* _Set exercise_: Return all of the data exactly, with nothing left out but the pictures.
+--
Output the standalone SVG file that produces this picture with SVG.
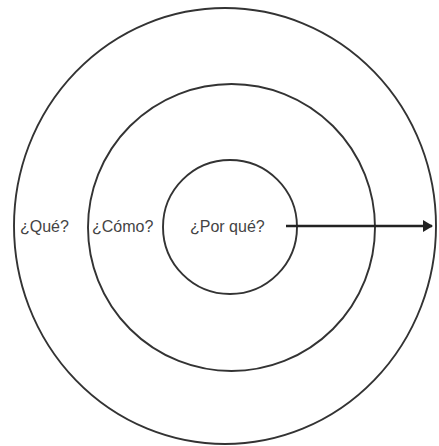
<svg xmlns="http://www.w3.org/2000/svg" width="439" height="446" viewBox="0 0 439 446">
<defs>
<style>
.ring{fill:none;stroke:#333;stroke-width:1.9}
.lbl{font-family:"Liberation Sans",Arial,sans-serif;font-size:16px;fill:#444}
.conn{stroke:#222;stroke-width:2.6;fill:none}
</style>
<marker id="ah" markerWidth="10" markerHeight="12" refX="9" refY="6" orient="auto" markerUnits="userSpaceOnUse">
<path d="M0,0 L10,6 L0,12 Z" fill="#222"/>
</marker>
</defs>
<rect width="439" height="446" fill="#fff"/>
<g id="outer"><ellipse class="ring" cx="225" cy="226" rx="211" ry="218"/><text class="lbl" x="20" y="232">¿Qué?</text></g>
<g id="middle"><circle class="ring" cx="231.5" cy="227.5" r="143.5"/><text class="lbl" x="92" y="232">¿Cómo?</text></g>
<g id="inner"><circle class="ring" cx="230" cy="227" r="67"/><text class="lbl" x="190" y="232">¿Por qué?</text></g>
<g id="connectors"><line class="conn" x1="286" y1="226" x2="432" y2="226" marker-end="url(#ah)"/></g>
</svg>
+--
* _Reply_:
Output the standalone SVG file that produces this picture with SVG.
<svg xmlns="http://www.w3.org/2000/svg" width="439" height="446" viewBox="0 0 439 446">
<defs>
<style>
.ring{fill:none;stroke:#333;stroke-width:1.9}
.lbl{font-family:"Liberation Sans",Arial,sans-serif;font-size:16px;fill:#444}
.conn{stroke:#222;stroke-width:2.6;fill:none}
</style>
<marker id="ah" markerWidth="10" markerHeight="12" refX="9" refY="6" orient="auto" markerUnits="userSpaceOnUse">
<path d="M0,0 L10,6 L0,12 Z" fill="#222"/>
</marker>
</defs>
<rect width="439" height="446" fill="#fff"/>
<g id="outer"><ellipse class="ring" cx="225" cy="226" rx="211" ry="218"/><text class="lbl" x="20" y="232">¿Qué?</text></g>
<g id="middle"><circle class="ring" cx="231.5" cy="227.5" r="143.5"/><text class="lbl" x="92" y="232">¿Cómo?</text></g>
<g id="inner"><circle class="ring" cx="230" cy="227" r="67"/><text class="lbl" x="190" y="232">¿Por qué?</text></g>
<g id="connectors"><line class="conn" x1="286" y1="226" x2="432" y2="226" marker-end="url(#ah)"/></g>
</svg>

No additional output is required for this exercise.